The baby starts crying when it's taken away, and Izumi regrets her choice.
This is where we get explicit confirmation that homunculi are the result of human transmutation, and that they lack a soul. Ed thought they were created like chimeras.
This reveal, to me, felt so obvious and intuitive I was honestly shocked that Brotherhood did something so different and so, so much more boring. Homunculi as failed resurrections raises so many delightful questions about personhood, responsibility, and playing God that will be explored later in the series.
Wrath's personality has noticeably changed. He is extremely vulgar and hostile.
Lust and Gluttony can be seen among the refugees when Mustang's team approaches.
We see Sloth traveling through the water towards Yock Island. Wow, I guess a new homunculi is top priority for them.
Greed's arrived too, so we're in for a showdown. Envy asks him what he did with the skull – ah, there was a skull in his prison. That must have been from his human remains. So that's an early hint towards that.
Greed seems surprised that a Sloth exists. I guess they're rare? It'd be interesting to try to figure out if there's any theme to Dante's naming scheme. Envy also says that there's a full set of seven "for the first time in a while", so there has been a full set before.
Sloth namedrops Wrath for the first time.

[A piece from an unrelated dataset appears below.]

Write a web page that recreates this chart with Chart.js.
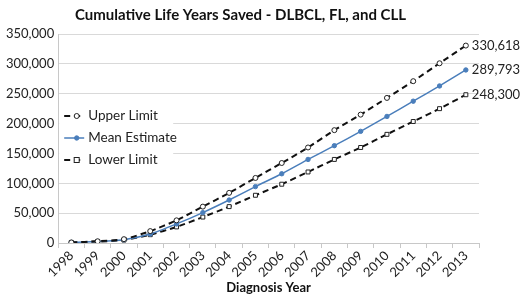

Sloth says Envy's orders were to push Ed towards the Philosopher's Stone, not throw a wrecking ball at him. Envy just says he wanted to see Hoenheim's kid suffer. So Envy is unreliable.

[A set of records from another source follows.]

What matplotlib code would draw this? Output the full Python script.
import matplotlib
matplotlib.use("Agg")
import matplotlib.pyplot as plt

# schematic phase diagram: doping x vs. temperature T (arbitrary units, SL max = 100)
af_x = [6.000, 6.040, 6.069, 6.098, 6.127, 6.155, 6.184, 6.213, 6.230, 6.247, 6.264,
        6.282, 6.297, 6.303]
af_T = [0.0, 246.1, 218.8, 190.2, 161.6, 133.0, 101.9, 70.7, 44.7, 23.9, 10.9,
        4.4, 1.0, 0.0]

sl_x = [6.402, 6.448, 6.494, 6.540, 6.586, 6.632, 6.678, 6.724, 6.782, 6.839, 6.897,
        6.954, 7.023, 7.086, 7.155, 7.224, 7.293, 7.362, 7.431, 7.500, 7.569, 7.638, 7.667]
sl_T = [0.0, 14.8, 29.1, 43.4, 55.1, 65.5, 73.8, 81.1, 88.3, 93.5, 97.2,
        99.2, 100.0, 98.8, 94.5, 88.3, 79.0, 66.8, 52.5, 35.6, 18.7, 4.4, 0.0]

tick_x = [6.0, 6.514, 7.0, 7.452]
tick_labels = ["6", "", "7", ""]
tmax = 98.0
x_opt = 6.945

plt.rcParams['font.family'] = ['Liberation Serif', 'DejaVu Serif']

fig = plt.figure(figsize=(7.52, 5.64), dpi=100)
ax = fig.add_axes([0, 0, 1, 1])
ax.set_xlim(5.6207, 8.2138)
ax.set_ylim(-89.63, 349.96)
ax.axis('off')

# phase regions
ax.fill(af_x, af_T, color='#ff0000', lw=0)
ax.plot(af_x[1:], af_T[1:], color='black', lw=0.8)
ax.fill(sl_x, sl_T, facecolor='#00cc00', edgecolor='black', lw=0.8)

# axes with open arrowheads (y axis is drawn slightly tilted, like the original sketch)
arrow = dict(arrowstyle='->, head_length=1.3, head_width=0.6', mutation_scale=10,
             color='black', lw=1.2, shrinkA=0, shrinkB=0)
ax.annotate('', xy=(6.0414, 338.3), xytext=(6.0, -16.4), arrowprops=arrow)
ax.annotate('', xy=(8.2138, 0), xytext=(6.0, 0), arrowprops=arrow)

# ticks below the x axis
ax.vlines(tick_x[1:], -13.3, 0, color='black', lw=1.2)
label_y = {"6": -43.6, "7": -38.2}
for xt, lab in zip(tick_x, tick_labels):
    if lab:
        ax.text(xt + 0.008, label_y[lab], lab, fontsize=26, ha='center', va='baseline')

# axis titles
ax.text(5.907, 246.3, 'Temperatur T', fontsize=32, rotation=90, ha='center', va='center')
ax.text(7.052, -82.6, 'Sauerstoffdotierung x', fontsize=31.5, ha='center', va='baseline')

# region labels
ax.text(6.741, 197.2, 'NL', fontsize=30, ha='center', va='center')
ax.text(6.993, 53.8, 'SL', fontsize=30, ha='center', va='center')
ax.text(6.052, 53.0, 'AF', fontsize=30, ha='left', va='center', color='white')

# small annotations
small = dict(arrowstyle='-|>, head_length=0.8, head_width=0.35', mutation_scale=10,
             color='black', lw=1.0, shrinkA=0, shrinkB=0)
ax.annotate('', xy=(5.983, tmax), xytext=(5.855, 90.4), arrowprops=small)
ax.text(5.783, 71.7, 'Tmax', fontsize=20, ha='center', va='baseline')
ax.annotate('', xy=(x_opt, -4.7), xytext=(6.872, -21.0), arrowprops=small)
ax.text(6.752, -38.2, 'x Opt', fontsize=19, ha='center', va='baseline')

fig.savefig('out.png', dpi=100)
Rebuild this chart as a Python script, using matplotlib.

Wrath says his body grew inside the Gate.
Wrath wants Ed's whole body so he can become human. Interesting that he couldn't use Al's.
Conclusion
Like the Fifth Laboratory, this probably would have benefited from being condensed into two episodes. Also like the Fifth Laboratory, I love it anyway. Where the last arc addressed the initial driving question of the Philosopher's Stone and what the Elrics would do to achieve it, this one is addressing the questions that were brought up there: What are the homunculi, what do they want, and how are they connected to human transmutation? Moreover, we are engaging with deeper questions to come: what is alchemy, and what is equivalent exchange?

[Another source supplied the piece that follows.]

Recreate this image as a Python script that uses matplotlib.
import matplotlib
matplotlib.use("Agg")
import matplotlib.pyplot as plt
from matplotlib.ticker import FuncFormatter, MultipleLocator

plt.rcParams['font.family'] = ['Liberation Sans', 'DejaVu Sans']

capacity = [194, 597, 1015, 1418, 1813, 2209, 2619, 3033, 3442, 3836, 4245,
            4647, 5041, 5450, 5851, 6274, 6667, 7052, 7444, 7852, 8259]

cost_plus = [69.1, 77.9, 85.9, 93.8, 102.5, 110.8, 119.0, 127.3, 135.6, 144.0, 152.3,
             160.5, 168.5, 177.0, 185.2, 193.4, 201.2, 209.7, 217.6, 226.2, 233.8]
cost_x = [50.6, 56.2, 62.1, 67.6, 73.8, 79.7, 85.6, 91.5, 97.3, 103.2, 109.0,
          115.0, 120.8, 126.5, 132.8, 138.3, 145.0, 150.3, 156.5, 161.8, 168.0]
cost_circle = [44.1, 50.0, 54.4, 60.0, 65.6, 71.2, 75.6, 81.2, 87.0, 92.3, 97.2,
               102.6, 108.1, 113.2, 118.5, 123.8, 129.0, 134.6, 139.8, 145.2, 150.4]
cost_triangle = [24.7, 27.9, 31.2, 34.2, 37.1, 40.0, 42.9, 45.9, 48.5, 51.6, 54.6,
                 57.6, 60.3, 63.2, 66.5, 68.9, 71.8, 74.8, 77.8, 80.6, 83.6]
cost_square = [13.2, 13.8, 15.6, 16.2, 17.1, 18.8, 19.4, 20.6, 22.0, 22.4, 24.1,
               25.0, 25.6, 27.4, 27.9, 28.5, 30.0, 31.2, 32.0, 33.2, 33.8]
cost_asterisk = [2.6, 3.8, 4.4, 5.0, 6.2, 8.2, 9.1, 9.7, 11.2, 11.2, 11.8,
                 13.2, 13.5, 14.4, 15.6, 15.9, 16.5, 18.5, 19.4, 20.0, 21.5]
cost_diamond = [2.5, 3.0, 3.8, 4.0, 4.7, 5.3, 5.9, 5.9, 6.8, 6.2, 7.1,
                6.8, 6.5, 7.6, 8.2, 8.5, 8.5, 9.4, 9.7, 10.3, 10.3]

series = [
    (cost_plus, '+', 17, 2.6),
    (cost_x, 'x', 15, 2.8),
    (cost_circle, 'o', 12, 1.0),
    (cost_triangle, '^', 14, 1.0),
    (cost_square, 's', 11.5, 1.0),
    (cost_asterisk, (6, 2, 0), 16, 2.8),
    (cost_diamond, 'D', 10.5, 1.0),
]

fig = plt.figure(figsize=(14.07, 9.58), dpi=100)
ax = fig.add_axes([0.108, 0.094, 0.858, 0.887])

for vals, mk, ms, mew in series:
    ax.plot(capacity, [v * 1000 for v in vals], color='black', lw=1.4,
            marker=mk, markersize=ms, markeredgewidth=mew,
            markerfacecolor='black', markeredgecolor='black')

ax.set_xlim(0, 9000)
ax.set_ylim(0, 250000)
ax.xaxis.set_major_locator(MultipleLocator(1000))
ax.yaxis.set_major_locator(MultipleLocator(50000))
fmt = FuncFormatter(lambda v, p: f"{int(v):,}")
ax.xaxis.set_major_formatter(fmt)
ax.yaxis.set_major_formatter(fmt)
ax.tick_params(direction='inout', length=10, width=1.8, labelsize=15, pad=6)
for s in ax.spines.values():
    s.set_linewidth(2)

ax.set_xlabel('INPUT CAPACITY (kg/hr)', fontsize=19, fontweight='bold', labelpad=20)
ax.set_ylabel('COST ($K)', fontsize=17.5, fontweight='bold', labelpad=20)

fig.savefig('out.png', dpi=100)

We're also getting a deeper taste of the darker turn OG will take. Ed and even Al are taking questionable actions that pit them against other heroic characters. Armstrong, previously a stalwart hero, is forced against them by his duties to the military. We are engaging with a question posed at the beginning: Will Ed follow the military's orders, even if they are repugnant? He made a choice to become a tool of the military, and he can't just walk out on that when it's convenient.